For me, it is knowing that there are so many other people out there that are just as talented as me. Some will get discovered, but the majority will not. It is the drive that makes one stand out and ultimately gets that individual to where they want to be. There are many talented musicians out there that will never be heard unless they go the extra ten miles. You have to educate yourself in the business, learn how to be self-sufficient, and become well-rounded. This goes way beyond the music making element. I am currently working on understanding the industry more so that I can become more self-sufficient, which is very important when you are working on your music. If you depend on others, your work is always contingent on their availability and timeline. So, I have started to learn how to produce, how to record, and do all the major things by myself.
Another key element, is believing in that you will succeed. This may sound cheesy, but if you ever doubt yourself for a second, with that mentality you will never get to where you want to be. I NEED to believe that my music is good, that I have talent, that I will make it. If you present your product with that kind of attitude, other people see that charisma and they believe in you too.
What is the best piece of advice you have ever received?
Everything will work out as it should. Many things that feel like blows now are lessons and blessings in disguise, and it is only with time that you are able to see that in perspective. This applies to all aspects of my life. Friendships, relationships, career wise, personal struggles. Listening to this advice has really brought me so much internal peace. Now I am thankful for every experience, both positive and negative, because there are so many lessons to be learned from everything that will help you grow and evolve. That way, you learn for the next time you are in a similar position.

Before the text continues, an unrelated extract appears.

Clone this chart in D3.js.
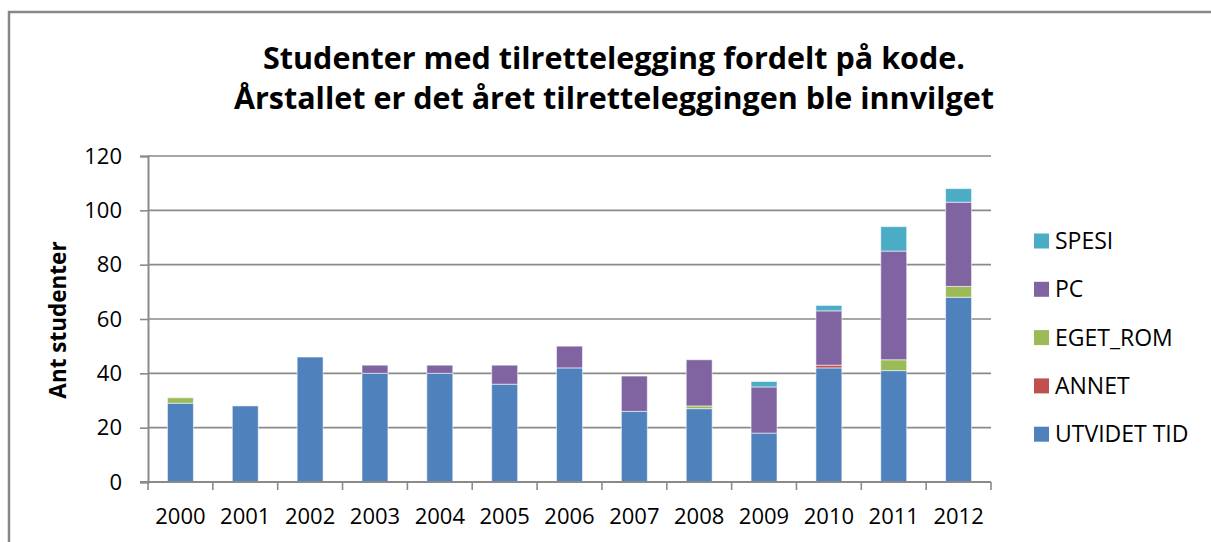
<!DOCTYPE html>
<html>
<head>
<meta charset="utf-8">
<script src="https://cdn.jsdelivr.net/npm/d3@7"></script>
<style>
  body { margin: 0; background: #fff; }
  text { font-family: "Open Sans", sans-serif; fill: #000; }
</style>
</head>
<body>
<div id="chart"></div>
<script>
// data
var years = ["2000", "2001", "2002", "2003", "2004", "2005", "2006", "2007", "2008", "2009", "2010", "2011", "2012"];
var utvidetTid = [29, 28, 46, 40, 40, 36, 42, 26, 27, 18, 42, 41, 68];
var annet = [0, 0, 0, 0, 0, 0, 0, 0, 0, 0, 1, 0, 0];
var egetRom = [2, 0, 0, 0, 0, 0, 0, 0, 1, 0, 0, 4, 4];
var pc = [0, 0, 0, 3, 3, 7, 8, 13, 17, 17, 20, 40, 31];
var spesi = [0, 0, 0, 0, 0, 0, 0, 0, 0, 2, 2, 9, 5];
var seriesNames = ["UTVIDET TID", "ANNET", "EGET_ROM", "PC", "SPESI"];
var yTicks = [0, 20, 40, 60, 80, 100, 120];

var colors = {
  "UTVIDET TID": "#4f81bd",
  "ANNET": "#c0504d",
  "EGET_ROM": "#9bbb59",
  "PC": "#8064a2",
  "SPESI": "#4bacc6"
};

var svgWidth = 1211;
var svgHeight = 542;

var margin = { top: 156, right: 220, bottom: 60, left: 148 };
var width = 991 - margin.left;
var height = 482 - margin.top;

var svg = d3.select("#chart")
  .append("svg")
  .attr("width", svgWidth)
  .attr("height", svgHeight);

// outer frame
svg.append("rect")
  .attr("x", 9)
  .attr("y", 12)
  .attr("width", 1260)
  .attr("height", 600)
  .attr("fill", "none")
  .attr("stroke", "#878787")
  .attr("stroke-width", 2.5);

// title
var title = svg.append("text")
  .attr("text-anchor", "middle")
  .attr("font-weight", "bold")
  .attr("font-size", "30.5px");
title.append("tspan").attr("x", 614).attr("y", 69).text("Studenter med tilrettelegging fordelt på kode.");
title.append("tspan").attr("x", 614).attr("y", 109).text("Årstallet er det året tilretteleggingen ble innvilget");

var chartGroup = svg.append("g")
  .attr("transform", `translate(${margin.left}, ${margin.top})`);

// build table for stacking
var table = years.map(function(y, i) {
  return {
    year: y,
    "UTVIDET TID": utvidetTid[i],
    "ANNET": annet[i],
    "EGET_ROM": egetRom[i],
    "PC": pc[i],
    "SPESI": spesi[i]
  };
});

var stacked = d3.stack().keys(seriesNames)(table);

var xBand = d3.scaleBand()
  .domain(years)
  .range([0, width])
  .paddingInner(0.6)
  .paddingOuter(0.3);

var xCat = d3.scaleBand()
  .domain(years)
  .range([0, width])
  .padding(0);

var yLinearScale = d3.scaleLinear()
  .domain([0, 120])
  .range([height, 0]);

// gridlines
chartGroup.append("g")
  .selectAll("line")
  .data(yTicks.slice(1))
  .enter()
  .append("line")
  .attr("x1", 0)
  .attr("x2", width)
  .attr("y1", d => yLinearScale(d))
  .attr("y2", d => yLinearScale(d))
  .attr("stroke", "#8a8a8a")
  .attr("stroke-width", 1.6);

// y axis
var y_axis = d3.axisLeft(yLinearScale).tickValues(yTicks).tickSize(8).tickPadding(18);
var yAxisG = chartGroup.append("g").call(y_axis);
yAxisG.select(".domain").attr("stroke", "#8a8a8a").attr("stroke-width", 2);
yAxisG.selectAll(".tick line").attr("stroke", "#8a8a8a").attr("stroke-width", 1.6);
yAxisG.selectAll("text")
  .attr("font-size", "22px")
  .attr("font-family", "Open Sans")
  .attr("fill", "#000");

// bars
chartGroup.append("g")
  .selectAll("g")
  .data(stacked)
  .enter()
  .append("g")
  .attr("fill", d => colors[d.key])
  .selectAll("rect")
  .data(d => d.filter(p => p[1] - p[0] > 0))
  .enter()
  .append("rect")
  .attr("x", d => xBand(d.data.year))
  .attr("y", d => yLinearScale(d[1]))
  .attr("width", xBand.bandwidth())
  .attr("height", d => yLinearScale(d[0]) - yLinearScale(d[1]))
  .attr("stroke", "rgba(255,255,255,0.55)")
  .attr("stroke-width", 1);

// x axis with ticks between categories
var xAxisG = chartGroup.append("g")
  .attr("transform", `translate(0, ${height})`);

xAxisG.append("line")
  .attr("x1", -8)
  .attr("x2", width)
  .attr("stroke", "#8a8a8a")
  .attr("stroke-width", 2);

var edges = years.map(d => xCat(d)).concat([width]);
xAxisG.selectAll(".xtick")
  .data(edges)
  .enter()
  .append("line")
  .attr("class", "xtick")
  .attr("x1", d => d)
  .attr("x2", d => d)
  .attr("y1", 0)
  .attr("y2", 8)
  .attr("stroke", "#8a8a8a")
  .attr("stroke-width", 1.6);

xAxisG.selectAll(".xlabel")
  .data(years)
  .enter()
  .append("text")
  .attr("class", "xlabel")
  .attr("x", d => xCat(d) + xCat.bandwidth() / 2)
  .attr("y", 42)
  .attr("text-anchor", "middle")
  .attr("font-size", "22px")
  .text(d => d);

// y axis title
svg.append("text")
  .attr("transform", "translate(66, 320) rotate(-90)")
  .attr("text-anchor", "middle")
  .attr("font-weight", "bold")
  .attr("font-size", "22.5px")
  .text("Ant studenter");

// legend, top entry is the top series
var legendItems = seriesNames.slice().reverse();
var legend = svg.append("g")
  .selectAll("g")
  .data(legendItems)
  .enter()
  .append("g")
  .attr("transform", (d, i) => `translate(1034, ${241 + i * 48.3})`);

legend.append("rect")
  .attr("x", 0)
  .attr("y", -7.5)
  .attr("width", 15)
  .attr("height", 15)
  .attr("fill", d => colors[d]);

legend.append("text")
  .attr("x", 21)
  .attr("y", 0)
  .attr("dy", "0.35em")
  .attr("font-size", "23px")
  .text(d => d);
</script>
</body>
</html>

How do we get more women leaders?
I honestly think it starts with building confidence and empowering women. Our society is not really built to work alongside this – the wage gap, impossible beauty standards, the inequality that we all still face day to day and unfortunately now feels normalized- we are not set up to succeed.
I think we need to start educating young women regarding empowerment early. As early as middle or high school so that they believe that they can stand alongside their male counterparts in power and success. It starts with providing mentors to young girls to give them an example of what kind of woman they can be. We need to keep on fighting for equal education opportunities. We should continue social mobilization to end gender based violence. Finally, I think we should raise young women in such a way that they do not compete against each other, but motivate each other.